Awesome summary! Thanks for sharing.

Any chance you could add this to the docs as a new page? GitHub - OpenDroneMap/docs: 🎉 Contribute to OpenDroneMap's documentation! Read how below! 🎉

and-viceversa · March 19, 2021, 10:26pm

Happy to do it. However, I’d prefer to wait for some more community comments and battle test my own setup.

Specifically concerned about:

Why does send NODE ADD primary_machine_docker_ip 3000 require port 3000 even though NodeODM was run on 3001?
Why does WebODM see the cluster at the primary machine true IP instead of the ClusterODM container IP?

Referring to the “gotcha” in ODM The Missing Guide page 212. I had to do docker ps for the NodeODM instance running on the same computer as ClusterODM, but not for ClusterODM itself.

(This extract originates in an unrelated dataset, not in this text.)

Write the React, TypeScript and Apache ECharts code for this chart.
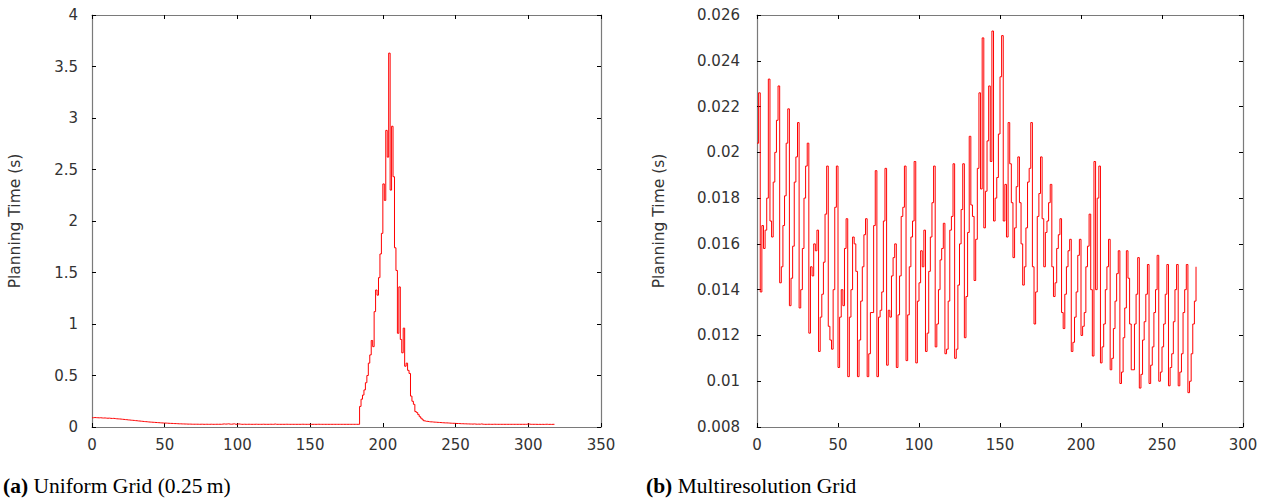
import React, { useEffect, useRef } from "react";
import * as echarts from "echarts";

// (a) Uniform Grid — planning time (s) per step, index = step
const uniformTimes: number[] = [
  0.090, 0.092, 0.091, 0.090, 0.089, 0.090, 0.088, 0.087, 0.088, 0.086,
  0.085, 0.086, 0.084, 0.083, 0.084, 0.082, 0.080, 0.079, 0.078, 0.077,
  0.075, 0.074, 0.072, 0.071, 0.069, 0.068, 0.066, 0.065, 0.064, 0.062,
  0.061, 0.059, 0.058, 0.056, 0.055, 0.053, 0.052, 0.051, 0.049, 0.048,
  0.047, 0.046, 0.045, 0.044, 0.043, 0.042, 0.041, 0.040, 0.039, 0.038,
  0.038, 0.037, 0.036, 0.035, 0.035, 0.034, 0.033, 0.033, 0.032, 0.031,
  0.031, 0.030, 0.030, 0.029, 0.029, 0.028, 0.028, 0.028, 0.027, 0.027,
  0.027, 0.027, 0.027, 0.026, 0.027, 0.027, 0.026, 0.026, 0.027, 0.026,
  0.026, 0.027, 0.026, 0.026, 0.026, 0.027, 0.026, 0.027, 0.026, 0.028,
  0.030, 0.028, 0.029, 0.031, 0.028, 0.027, 0.029, 0.031, 0.026, 0.027,
  0.030, 0.028, 0.026, 0.026, 0.027, 0.026, 0.026, 0.027, 0.026, 0.026,
  0.026, 0.026, 0.027, 0.026, 0.026, 0.026, 0.026, 0.027, 0.026, 0.026,
  0.026, 0.026, 0.027, 0.026, 0.026, 0.029, 0.026, 0.026, 0.026, 0.026,
  0.026, 0.026, 0.026, 0.027, 0.026, 0.026, 0.026, 0.026, 0.026, 0.026,
  0.026, 0.026, 0.026, 0.026, 0.027, 0.026, 0.026, 0.026, 0.026, 0.026,
  0.026, 0.026, 0.026, 0.026, 0.026, 0.027, 0.026, 0.026, 0.026, 0.026,
  0.026, 0.026, 0.026, 0.026, 0.026, 0.026, 0.026, 0.026, 0.026, 0.026,
  0.026, 0.026, 0.026, 0.026, 0.026, 0.026, 0.026, 0.026, 0.026, 0.026,
  0.026, 0.026, 0.026, 0.026, 0.20, 0.27, 0.31, 0.36, 0.43, 0.50,
  0.62, 0.70, 0.84, 0.78, 1.12, 1.33, 1.28, 1.45, 1.68, 1.88,
  2.36, 2.20, 2.88, 2.62, 3.63, 2.30, 2.92, 2.43, 1.74, 1.52,
  0.91, 1.36, 0.85, 0.72, 0.96, 0.59, 0.62, 0.55, 0.52, 0.30,
  0.25, 0.22, 0.15, 0.14, 0.12, 0.10, 0.085, 0.07, 0.06, 0.055,
  0.055, 0.052, 0.050, 0.050, 0.048, 0.047, 0.046, 0.045, 0.044, 0.043,
  0.042, 0.041, 0.040, 0.040, 0.039, 0.038, 0.037, 0.036, 0.036, 0.035,
  0.034, 0.034, 0.033, 0.032, 0.032, 0.031, 0.031, 0.030, 0.030, 0.029,
  0.029, 0.028, 0.030, 0.028, 0.027, 0.028, 0.027, 0.030, 0.027, 0.026,
  0.026, 0.026, 0.027, 0.026, 0.026, 0.026, 0.027, 0.026, 0.026, 0.026,
  0.026, 0.026, 0.026, 0.026, 0.026, 0.026, 0.026, 0.026, 0.026, 0.026,
  0.026, 0.026, 0.026, 0.026, 0.026, 0.026, 0.026, 0.026, 0.026, 0.030,
  0.028, 0.026, 0.026, 0.026, 0.026, 0.026, 0.025, 0.026, 0.025, 0.026,
  0.025, 0.026, 0.027, 0.025, 0.026, 0.025, 0.026, 0.026, 0.026,
];

// (b) Multiresolution Grid — planning time (s) per step, index = step
const multiresTimes: number[] = [
  0.0204, 0.0226, 0.0139, 0.0168, 0.0158, 0.0166, 0.0180, 0.0232, 0.0170, 0.0163,
  0.0187, 0.0200, 0.0214, 0.0229, 0.0143, 0.0150, 0.0168, 0.0181, 0.0204, 0.0219,
  0.0133, 0.0145, 0.0159, 0.0187, 0.0198, 0.0213, 0.0132, 0.0140, 0.0158, 0.0180,
  0.0194, 0.0204, 0.0121, 0.0150, 0.0146, 0.0160, 0.0157, 0.0166, 0.0113, 0.0128,
  0.0138, 0.0152, 0.0173, 0.0194, 0.0124, 0.0118, 0.0114, 0.0140, 0.0176, 0.0194,
  0.0106, 0.0128, 0.0140, 0.0133, 0.0158, 0.0171, 0.0102, 0.0128, 0.0140, 0.0163,
  0.0160, 0.0148, 0.0102, 0.0118, 0.0135, 0.0150, 0.0164, 0.0171, 0.0102, 0.0112,
  0.0130, 0.0130, 0.0168, 0.0192, 0.0102, 0.0128, 0.0131, 0.0139, 0.0170, 0.0193,
  0.0107, 0.0131, 0.0128, 0.0146, 0.0154, 0.0160, 0.0106, 0.0129, 0.0146, 0.0172,
  0.0176, 0.0194, 0.0109, 0.0129, 0.0150, 0.0163, 0.0170, 0.0196, 0.0108, 0.0135,
  0.0143, 0.0157, 0.0150, 0.0166, 0.0113, 0.0121, 0.0148, 0.0163, 0.0178, 0.0194,
  0.0115, 0.0125, 0.0140, 0.0153, 0.0158, 0.0169, 0.0112, 0.0114, 0.0135, 0.0166,
  0.0172, 0.0195, 0.0110, 0.0114, 0.0142, 0.0160, 0.0175, 0.0195, 0.0119, 0.0137,
  0.0165, 0.0207, 0.0177, 0.0172, 0.0144, 0.0162, 0.0193, 0.0226, 0.0184, 0.0250,
  0.0167, 0.0183, 0.0205, 0.0229, 0.0196, 0.0253, 0.0170, 0.0180, 0.0189, 0.0208,
  0.0233, 0.0251, 0.0170, 0.0186, 0.0163, 0.0213, 0.0195, 0.0178, 0.0154, 0.0167,
  0.0185, 0.0198, 0.0178, 0.0160, 0.0142, 0.0150, 0.0167, 0.0187, 0.0193, 0.0213,
  0.0150, 0.0125, 0.0139, 0.0172, 0.0182, 0.0198, 0.0171, 0.0150, 0.0165, 0.0170,
  0.0178, 0.0186, 0.0150, 0.0137, 0.0143, 0.0158, 0.0164, 0.0171, 0.0130, 0.0123,
  0.0138, 0.0150, 0.0157, 0.0162, 0.0113, 0.0117, 0.0128, 0.0139, 0.0155, 0.0162,
  0.0120, 0.0124, 0.0130, 0.0150, 0.0159, 0.0173, 0.0140, 0.0111, 0.0196, 0.0140,
  0.0180, 0.0194, 0.0108, 0.0115, 0.0125, 0.0140, 0.0150, 0.0162, 0.0105, 0.0110,
  0.0123, 0.0135, 0.0147, 0.0157, 0.0099, 0.0104, 0.0119, 0.0132, 0.0157, 0.0145,
  0.0125, 0.0105, 0.0105, 0.0125, 0.0138, 0.0154, 0.0097, 0.0103, 0.0118, 0.0126,
  0.0138, 0.0151, 0.0099, 0.0107, 0.0115, 0.0130, 0.0140, 0.0155, 0.0100, 0.0104,
  0.0115, 0.0125, 0.0138, 0.0151, 0.0098, 0.0106, 0.0112, 0.0126, 0.0140, 0.0151,
  0.0098, 0.0104, 0.0112, 0.0130, 0.0140, 0.0151, 0.0095, 0.0100, 0.0112, 0.0125,
  0.0135, 0.0150,
];

const captionA = "Uniform Grid (0.25\u2009m)";
const captionB = "Multiresolution Grid";
const yAxisName = "Planning Time (s)";

const FONT = '"DejaVu Sans", sans-serif';
const SERIF = '"Liberation Serif", "Times New Roman", serif';

const fmt = (v: number) => String(Number(v.toFixed(4)));

function makeAxes(gridIndex: number, xMax: number, yMin: number, yMax: number, yInterval: number, labelMargin: number) {
  const common = {
    gridIndex,
    axisLine: { show: true, onZero: false, lineStyle: { color: "#7a7a7a", width: 1.2 } },
    axisTick: { show: true, inside: true, length: 4, lineStyle: { color: "#000", width: 1 } },
    splitLine: { show: false },
  };
  const xAxes = [
    {
      ...common,
      type: "value",
      position: "bottom",
      min: 0,
      max: xMax,
      interval: 50,
      axisLabel: { show: true, margin: 10, color: "#333", fontSize: 15, fontFamily: FONT, formatter: fmt },
    },
    {
      ...common,
      type: "value",
      position: "top",
      min: 0,
      max: xMax,
      interval: 50,
      axisLabel: { show: false },
    },
  ];
  const yAxes = [
    {
      ...common,
      type: "value",
      position: "left",
      min: yMin,
      max: yMax,
      interval: yInterval,
      name: yAxisName,
      nameLocation: "middle",
      nameRotate: 90,
      nameGap: gridIndex === 0 ? 69 : 90,
      nameTextStyle: { color: "#333", fontSize: 15.5, fontFamily: FONT },
      axisLabel: { show: true, margin: labelMargin, color: "#333", fontSize: 15, fontFamily: FONT, formatter: fmt },
    },
    {
      ...common,
      type: "value",
      position: "right",
      min: yMin,
      max: yMax,
      interval: yInterval,
      axisLabel: { show: false },
    },
  ];
  return { xAxes, yAxes };
}

export default function App() {
  const ref = useRef<HTMLDivElement>(null);

  useEffect(() => {
    document.body.style.margin = "0";
    if (!ref.current) return;
    const chart = echarts.init(ref.current, undefined, { renderer: "svg" });

    const a = makeAxes(0, 350, 0, 4, 0.5, 14);
    const b = makeAxes(1, 300, 0.008, 0.026, 0.002, 17);

    const captionStyle = (label: string, text: string) => ({
      text: "{b|" + label + "} " + text,
      fill: "#000",
      fontSize: 21.5,
      fontFamily: SERIF,
      rich: { b: { fontWeight: "bold", fontSize: 21.5, fontFamily: SERIF, fill: "#000" } },
    });

    const option: any = {
      animation: false,
      backgroundColor: "#ffffff",
      grid: [
        { left: 92, top: 15, width: 509, height: 412 },
        { left: 757, top: 15, width: 486, height: 412 },
      ],
      xAxis: [...a.xAxes, ...b.xAxes],
      yAxis: [...a.yAxes, ...b.yAxes],
      series: [
        {
          type: "line",
          step: "end",
          xAxisIndex: 0,
          yAxisIndex: 0,
          showSymbol: false,
          symbol: "none",
          lineStyle: { color: "#ff0000", width: 1 },
          data: uniformTimes.map((v, i) => [i, v]),
        },
        {
          type: "line",
          step: "end",
          xAxisIndex: 2,
          yAxisIndex: 2,
          showSymbol: false,
          symbol: "none",
          lineStyle: { color: "#ff0000", width: 1 },
          data: multiresTimes.map((v, i) => [i, v]),
        },
      ],
      graphic: [
        { type: "text", left: 3, top: 475, style: captionStyle("(a)", captionA) },
        { type: "text", left: 646, top: 475, style: captionStyle("(b)", captionB) },
      ],
    };
    chart.setOption(option);
    return () => chart.dispose();
  }, []);

  return <div ref={ref} style={{ width: 1266, height: 499 }} />;
}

Edit: You literally wrote the book on the topic so I’m not sure who else I’d ask. Just going for clarity.

smathermather · March 19, 2021, 10:50pm

He wrote the code for the software too…

pierotofy · March 19, 2021, 11:47pm

Mm, this is strange. If NodeODM is running on port 3000, then you should use port 3000 (not 3001). It’s easy to lose track of which port is mapped to where with docker, but if the service on NodeODM is exposed and reachable from port 3000, then you need to use port 3000.

Similarly to above, if the service is exposed on a certain host/IP (reachable by you from a web browser on that certain host/IP), then WebODM will need to use that. The internal addresses that docker allocates are guaranteed to work only when you run services under a docker-compose command (perhaps here lies the confusion).

If you do not use docker-compose, then you always need to use the machine IP and port.

Docker can be so much fun!

and-viceversa · March 26, 2021, 9:18pm

Should be noted that flags are delimited by _ underscore and not a - dash.

--max_concurrency and --max_images are correct usage.

and-viceversa · March 29, 2021, 5:05pm

Underscore versus dash typos solved here. Thanks pierotofy!

system · April 28, 2021, 5:05pm

This topic was automatically closed 30 days after the last reply. New replies are no longer allowed.